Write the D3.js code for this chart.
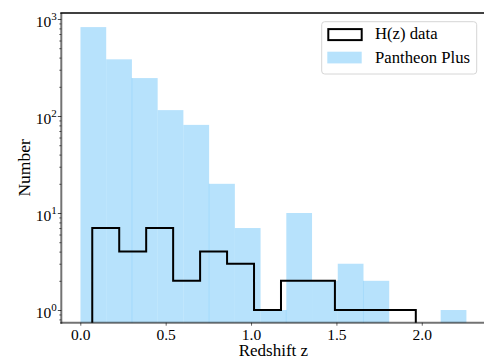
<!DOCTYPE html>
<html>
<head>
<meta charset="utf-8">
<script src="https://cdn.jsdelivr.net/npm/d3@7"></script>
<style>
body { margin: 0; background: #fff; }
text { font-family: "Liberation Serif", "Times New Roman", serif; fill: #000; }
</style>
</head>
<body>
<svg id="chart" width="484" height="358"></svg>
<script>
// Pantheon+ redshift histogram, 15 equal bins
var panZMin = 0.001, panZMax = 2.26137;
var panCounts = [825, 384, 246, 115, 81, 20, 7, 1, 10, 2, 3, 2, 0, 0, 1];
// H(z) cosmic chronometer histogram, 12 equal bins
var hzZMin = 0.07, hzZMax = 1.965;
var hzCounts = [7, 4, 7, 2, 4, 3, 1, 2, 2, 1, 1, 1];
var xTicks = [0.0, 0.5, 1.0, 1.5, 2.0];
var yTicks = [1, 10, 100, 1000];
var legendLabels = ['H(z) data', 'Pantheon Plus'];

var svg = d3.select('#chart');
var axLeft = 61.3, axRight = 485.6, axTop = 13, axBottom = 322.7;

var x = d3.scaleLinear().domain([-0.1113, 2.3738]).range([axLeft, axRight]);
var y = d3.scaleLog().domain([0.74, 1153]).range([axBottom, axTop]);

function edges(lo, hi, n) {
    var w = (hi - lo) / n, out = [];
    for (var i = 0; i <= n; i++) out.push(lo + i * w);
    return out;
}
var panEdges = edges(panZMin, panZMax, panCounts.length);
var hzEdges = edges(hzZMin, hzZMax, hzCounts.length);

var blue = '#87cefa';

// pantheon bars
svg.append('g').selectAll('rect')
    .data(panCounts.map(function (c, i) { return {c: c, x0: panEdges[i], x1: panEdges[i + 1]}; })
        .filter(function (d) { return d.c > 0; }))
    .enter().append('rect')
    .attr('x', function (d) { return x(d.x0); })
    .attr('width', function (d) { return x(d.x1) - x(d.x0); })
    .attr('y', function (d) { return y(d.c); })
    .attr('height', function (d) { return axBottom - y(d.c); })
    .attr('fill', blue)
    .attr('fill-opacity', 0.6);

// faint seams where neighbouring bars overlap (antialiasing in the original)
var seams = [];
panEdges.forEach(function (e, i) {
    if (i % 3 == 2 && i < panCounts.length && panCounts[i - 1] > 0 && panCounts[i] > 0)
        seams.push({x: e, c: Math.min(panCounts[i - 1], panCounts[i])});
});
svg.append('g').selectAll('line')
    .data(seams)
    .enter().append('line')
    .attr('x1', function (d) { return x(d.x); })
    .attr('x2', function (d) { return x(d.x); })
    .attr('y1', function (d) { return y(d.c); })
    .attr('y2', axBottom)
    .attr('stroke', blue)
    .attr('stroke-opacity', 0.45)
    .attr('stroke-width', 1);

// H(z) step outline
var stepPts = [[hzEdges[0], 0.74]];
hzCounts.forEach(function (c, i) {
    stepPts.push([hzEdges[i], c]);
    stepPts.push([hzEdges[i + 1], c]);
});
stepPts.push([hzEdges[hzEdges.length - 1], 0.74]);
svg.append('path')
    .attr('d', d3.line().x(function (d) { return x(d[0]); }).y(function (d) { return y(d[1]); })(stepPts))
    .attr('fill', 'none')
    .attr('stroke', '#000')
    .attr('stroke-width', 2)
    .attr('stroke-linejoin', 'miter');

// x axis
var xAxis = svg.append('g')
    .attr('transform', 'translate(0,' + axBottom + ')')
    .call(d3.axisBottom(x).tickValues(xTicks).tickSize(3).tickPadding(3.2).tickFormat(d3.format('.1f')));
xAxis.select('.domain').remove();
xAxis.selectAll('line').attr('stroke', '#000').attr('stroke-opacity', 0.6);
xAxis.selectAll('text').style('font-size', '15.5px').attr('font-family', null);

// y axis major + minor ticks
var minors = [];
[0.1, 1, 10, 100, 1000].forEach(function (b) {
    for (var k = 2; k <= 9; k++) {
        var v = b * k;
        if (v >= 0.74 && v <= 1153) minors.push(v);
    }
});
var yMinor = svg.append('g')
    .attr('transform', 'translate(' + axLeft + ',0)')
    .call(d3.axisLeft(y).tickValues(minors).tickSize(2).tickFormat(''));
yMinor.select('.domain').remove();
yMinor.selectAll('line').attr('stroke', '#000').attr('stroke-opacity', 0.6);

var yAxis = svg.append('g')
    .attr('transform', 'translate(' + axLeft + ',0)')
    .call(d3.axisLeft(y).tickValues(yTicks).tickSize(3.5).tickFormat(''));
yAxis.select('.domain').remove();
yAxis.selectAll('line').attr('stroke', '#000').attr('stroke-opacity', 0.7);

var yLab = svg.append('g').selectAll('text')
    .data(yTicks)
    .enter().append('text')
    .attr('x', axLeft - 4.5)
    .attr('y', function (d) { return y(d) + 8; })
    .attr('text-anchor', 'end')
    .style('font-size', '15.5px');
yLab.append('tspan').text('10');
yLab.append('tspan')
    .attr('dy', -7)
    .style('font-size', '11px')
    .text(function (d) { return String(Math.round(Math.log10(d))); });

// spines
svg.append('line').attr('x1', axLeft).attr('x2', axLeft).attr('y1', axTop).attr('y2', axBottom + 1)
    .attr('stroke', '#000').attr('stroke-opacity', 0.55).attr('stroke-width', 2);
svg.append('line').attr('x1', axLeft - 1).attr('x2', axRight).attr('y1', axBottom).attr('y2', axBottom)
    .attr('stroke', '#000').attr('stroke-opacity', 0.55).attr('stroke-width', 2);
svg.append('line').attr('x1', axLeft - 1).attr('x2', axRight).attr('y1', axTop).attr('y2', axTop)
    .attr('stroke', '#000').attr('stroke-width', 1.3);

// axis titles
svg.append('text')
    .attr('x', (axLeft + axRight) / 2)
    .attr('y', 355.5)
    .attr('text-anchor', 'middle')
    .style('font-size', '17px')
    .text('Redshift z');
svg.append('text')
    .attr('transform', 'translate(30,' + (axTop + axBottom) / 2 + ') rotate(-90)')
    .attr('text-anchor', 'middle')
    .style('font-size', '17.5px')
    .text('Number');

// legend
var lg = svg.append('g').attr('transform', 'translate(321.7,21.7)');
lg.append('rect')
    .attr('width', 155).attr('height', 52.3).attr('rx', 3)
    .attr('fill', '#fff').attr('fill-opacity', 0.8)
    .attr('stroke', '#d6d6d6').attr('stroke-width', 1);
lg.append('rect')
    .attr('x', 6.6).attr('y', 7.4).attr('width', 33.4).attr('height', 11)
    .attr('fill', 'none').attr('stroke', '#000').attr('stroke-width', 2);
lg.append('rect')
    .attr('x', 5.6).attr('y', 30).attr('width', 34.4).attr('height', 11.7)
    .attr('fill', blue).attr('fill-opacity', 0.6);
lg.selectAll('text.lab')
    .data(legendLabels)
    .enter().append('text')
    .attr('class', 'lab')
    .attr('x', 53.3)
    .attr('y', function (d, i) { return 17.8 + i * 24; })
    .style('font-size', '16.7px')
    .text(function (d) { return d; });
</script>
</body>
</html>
◇ ◇ ◇ ◇ ◇
* **Exercise goal**
Every line of the material is to be quoted exactly, with no pictures carried over.

* **Output below**
Write the D3.js code for this chart.
<!DOCTYPE html>
<html>
<head>
<meta charset="utf-8">
<script src="https://cdn.jsdelivr.net/npm/d3@7"></script>
<style>
body { margin: 0; background: #fff; }
text { font-family: "Liberation Serif", "Times New Roman", serif; fill: #000; }
</style>
</head>
<body>
<svg id="chart" width="484" height="358"></svg>
<script>
// Pantheon+ redshift histogram, 15 equal bins
var panZMin = 0.001, panZMax = 2.26137;
var panCounts = [825, 384, 246, 115, 81, 20, 7, 1, 10, 2, 3, 2, 0, 0, 1];
// H(z) cosmic chronometer histogram, 12 equal bins
var hzZMin = 0.07, hzZMax = 1.965;
var hzCounts = [7, 4, 7, 2, 4, 3, 1, 2, 2, 1, 1, 1];
var xTicks = [0.0, 0.5, 1.0, 1.5, 2.0];
var yTicks = [1, 10, 100, 1000];
var legendLabels = ['H(z) data', 'Pantheon Plus'];

var svg = d3.select('#chart');
var axLeft = 61.3, axRight = 485.6, axTop = 13, axBottom = 322.7;

var x = d3.scaleLinear().domain([-0.1113, 2.3738]).range([axLeft, axRight]);
var y = d3.scaleLog().domain([0.74, 1153]).range([axBottom, axTop]);

function edges(lo, hi, n) {
    var w = (hi - lo) / n, out = [];
    for (var i = 0; i <= n; i++) out.push(lo + i * w);
    return out;
}
var panEdges = edges(panZMin, panZMax, panCounts.length);
var hzEdges = edges(hzZMin, hzZMax, hzCounts.length);

var blue = '#87cefa';

// pantheon bars
svg.append('g').selectAll('rect')
    .data(panCounts.map(function (c, i) { return {c: c, x0: panEdges[i], x1: panEdges[i + 1]}; })
        .filter(function (d) { return d.c > 0; }))
    .enter().append('rect')
    .attr('x', function (d) { return x(d.x0); })
    .attr('width', function (d) { return x(d.x1) - x(d.x0); })
    .attr('y', function (d) { return y(d.c); })
    .attr('height', function (d) { return axBottom - y(d.c); })
    .attr('fill', blue)
    .attr('fill-opacity', 0.6);

// faint seams where neighbouring bars overlap (antialiasing in the original)
var seams = [];
panEdges.forEach(function (e, i) {
    if (i % 3 == 2 && i < panCounts.length && panCounts[i - 1] > 0 && panCounts[i] > 0)
        seams.push({x: e, c: Math.min(panCounts[i - 1], panCounts[i])});
});
svg.append('g').selectAll('line')
    .data(seams)
    .enter().append('line')
    .attr('x1', function (d) { return x(d.x); })
    .attr('x2', function (d) { return x(d.x); })
    .attr('y1', function (d) { return y(d.c); })
    .attr('y2', axBottom)
    .attr('stroke', blue)
    .attr('stroke-opacity', 0.45)
    .attr('stroke-width', 1);

// H(z) step outline
var stepPts = [[hzEdges[0], 0.74]];
hzCounts.forEach(function (c, i) {
    stepPts.push([hzEdges[i], c]);
    stepPts.push([hzEdges[i + 1], c]);
});
stepPts.push([hzEdges[hzEdges.length - 1], 0.74]);
svg.append('path')
    .attr('d', d3.line().x(function (d) { return x(d[0]); }).y(function (d) { return y(d[1]); })(stepPts))
    .attr('fill', 'none')
    .attr('stroke', '#000')
    .attr('stroke-width', 2)
    .attr('stroke-linejoin', 'miter');

// x axis
var xAxis = svg.append('g')
    .attr('transform', 'translate(0,' + axBottom + ')')
    .call(d3.axisBottom(x).tickValues(xTicks).tickSize(3).tickPadding(3.2).tickFormat(d3.format('.1f')));
xAxis.select('.domain').remove();
xAxis.selectAll('line').attr('stroke', '#000').attr('stroke-opacity', 0.6);
xAxis.selectAll('text').style('font-size', '15.5px').attr('font-family', null);

// y axis major + minor ticks
var minors = [];
[0.1, 1, 10, 100, 1000].forEach(function (b) {
    for (var k = 2; k <= 9; k++) {
        var v = b * k;
        if (v >= 0.74 && v <= 1153) minors.push(v);
    }
});
var yMinor = svg.append('g')
    .attr('transform', 'translate(' + axLeft + ',0)')
    .call(d3.axisLeft(y).tickValues(minors).tickSize(2).tickFormat(''));
yMinor.select('.domain').remove();
yMinor.selectAll('line').attr('stroke', '#000').attr('stroke-opacity', 0.6);

var yAxis = svg.append('g')
    .attr('transform', 'translate(' + axLeft + ',0)')
    .call(d3.axisLeft(y).tickValues(yTicks).tickSize(3.5).tickFormat(''));
yAxis.select('.domain').remove();
yAxis.selectAll('line').attr('stroke', '#000').attr('stroke-opacity', 0.7);

var yLab = svg.append('g').selectAll('text')
    .data(yTicks)
    .enter().append('text')
    .attr('x', axLeft - 4.5)
    .attr('y', function (d) { return y(d) + 8; })
    .attr('text-anchor', 'end')
    .style('font-size', '15.5px');
yLab.append('tspan').text('10');
yLab.append('tspan')
    .attr('dy', -7)
    .style('font-size', '11px')
    .text(function (d) { return String(Math.round(Math.log10(d))); });

// spines
svg.append('line').attr('x1', axLeft).attr('x2', axLeft).attr('y1', axTop).attr('y2', axBottom + 1)
    .attr('stroke', '#000').attr('stroke-opacity', 0.55).attr('stroke-width', 2);
svg.append('line').attr('x1', axLeft - 1).attr('x2', axRight).attr('y1', axBottom).attr('y2', axBottom)
    .attr('stroke', '#000').attr('stroke-opacity', 0.55).attr('stroke-width', 2);
svg.append('line').attr('x1', axLeft - 1).attr('x2', axRight).attr('y1', axTop).attr('y2', axTop)
    .attr('stroke', '#000').attr('stroke-width', 1.3);

// axis titles
svg.append('text')
    .attr('x', (axLeft + axRight) / 2)
    .attr('y', 355.5)
    .attr('text-anchor', 'middle')
    .style('font-size', '17px')
    .text('Redshift z');
svg.append('text')
    .attr('transform', 'translate(30,' + (axTop + axBottom) / 2 + ') rotate(-90)')
    .attr('text-anchor', 'middle')
    .style('font-size', '17.5px')
    .text('Number');

// legend
var lg = svg.append('g').attr('transform', 'translate(321.7,21.7)');
lg.append('rect')
    .attr('width', 155).attr('height', 52.3).attr('rx', 3)
    .attr('fill', '#fff').attr('fill-opacity', 0.8)
    .attr('stroke', '#d6d6d6').attr('stroke-width', 1);
lg.append('rect')
    .attr('x', 6.6).attr('y', 7.4).attr('width', 33.4).attr('height', 11)
    .attr('fill', 'none').attr('stroke', '#000').attr('stroke-width', 2);
lg.append('rect')
    .attr('x', 5.6).attr('y', 30).attr('width', 34.4).attr('height', 11.7)
    .attr('fill', blue).attr('fill-opacity', 0.6);
lg.selectAll('text.lab')
    .data(legendLabels)
    .enter().append('text')
    .attr('class', 'lab')
    .attr('x', 53.3)
    .attr('y', function (d, i) { return 17.8 + i * 24; })
    .style('font-size', '16.7px')
    .text(function (d) { return d; });
</script>
</body>
</html>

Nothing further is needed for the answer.